You bear the responsibility to treat yourself like a protagonist.


At the same time, we can give ourselves some grace. No one likes a Mary Sue*, that character in a story who never screws up, is perfect at everything, and also is super cute (though, as far as I'm concerned, all of the above applies to Dan).


We all have room to grow and struggles to overcome, but that's the excitement of any good story. The climax of a story doesn't provide an emotional payoff unless the characters you followed clawed their way up the rising action to get to the top. The Spartans called this the dance between agon, the strugggle, and arete, the excellence. No man, no woman, no wizard from Hogwarts experiences arete until they have undergone agon.


As a Christian, I think the climax our life is death, though I think that could be fairly agreed upon by most schools of thought. There is no real plateau in this life until we die. So what are the choices you're making as you move forward? Spoiler alert, we're gonna make some mistakes as we write our books together. We aren't always going to get the girl/boy, land the job, say the right thing, etc. But that's okay. Some of the best moments in a book are when your heart sinks with main character as he/she struggles to deal with his/her failure and then watch the character soldier on.


If you took a few seconds, I bet you could think of a few of those moments in your past.

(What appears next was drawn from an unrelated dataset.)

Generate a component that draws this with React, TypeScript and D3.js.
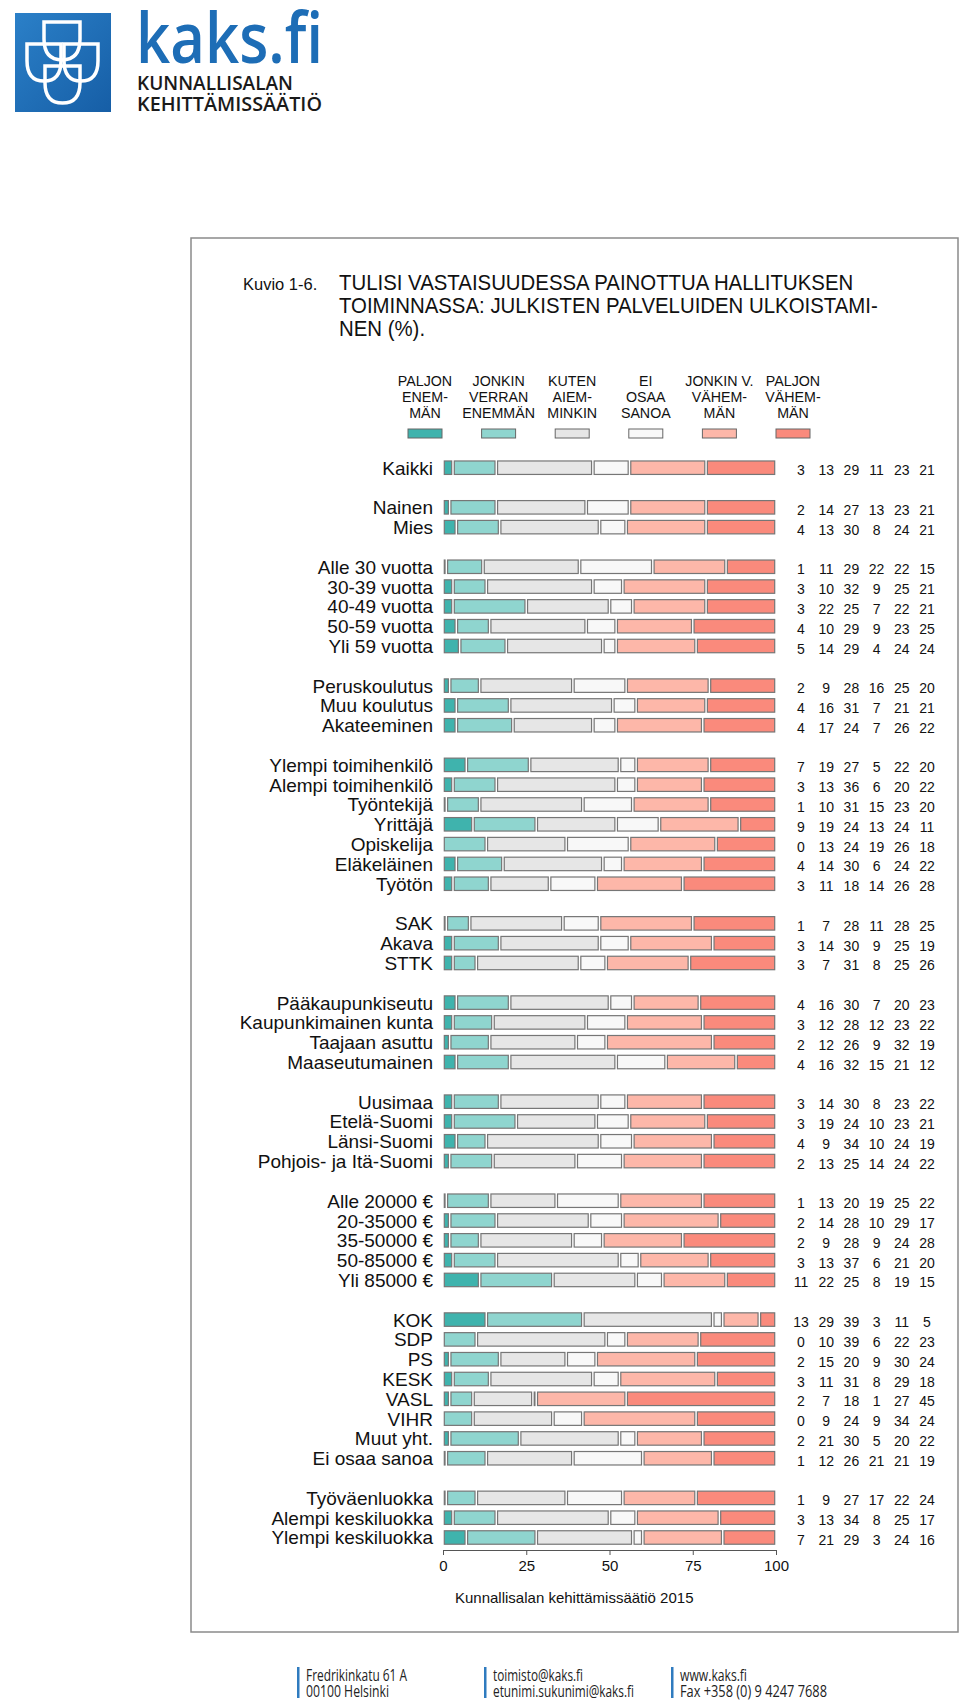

You matter. You have purpose. It may not be immediately apparent, but it's there. Harry wasn't sitting in the closet perfectly aware he was the chosen one. Once he know, though, it changed everything. Once meaning is discovered, we cling to purpose like it's our life-preserver in a storm--and it really is just that.


But purpose isn't static.


A five-year old's purpose looks different than a soldier's during combat, but both possess a very real purpose. You aren't the side character in your own story. You have a plot line to unfold, a dragon to slay, and princess to rescue. Maybe not all of that is literal, but you get the point.


I'm quite the critic of the "culture of entitlement" we live in, but every human being is entitled to is the ability to experience their own story. Take that away from us, and we are inconsequential clay figurines in a toy box with no kid to play with us. So walk like you have a place to go. Keep your head held high like you just vanquished your last foe, because you have. You're still alive. Your villain (depression, poverty, loss) hasn't beaten you yet. So what is your next hurdle? What's the next step on the rising action?


That's what Erik Erikson taught that we are all facing a developmental crisis at any given point in our lives. He's right. Reaching twenty-one, forty, or sixty-five doesn't exempt you from continuing the story of your life. If you have breath in your lungs, you still have words to put the page.


Just remember, There's no cookie cutter way to go through your story. Just the same end. Memento Mori, my friends. Anyways, these are our struggles we have to fight. These are the ups and downs that turn the black and white pages of our lives into full color.


We have to live it either way, so we might as well live it like the spotlight is on us.


*No offense to anyone actually named Mary Sue.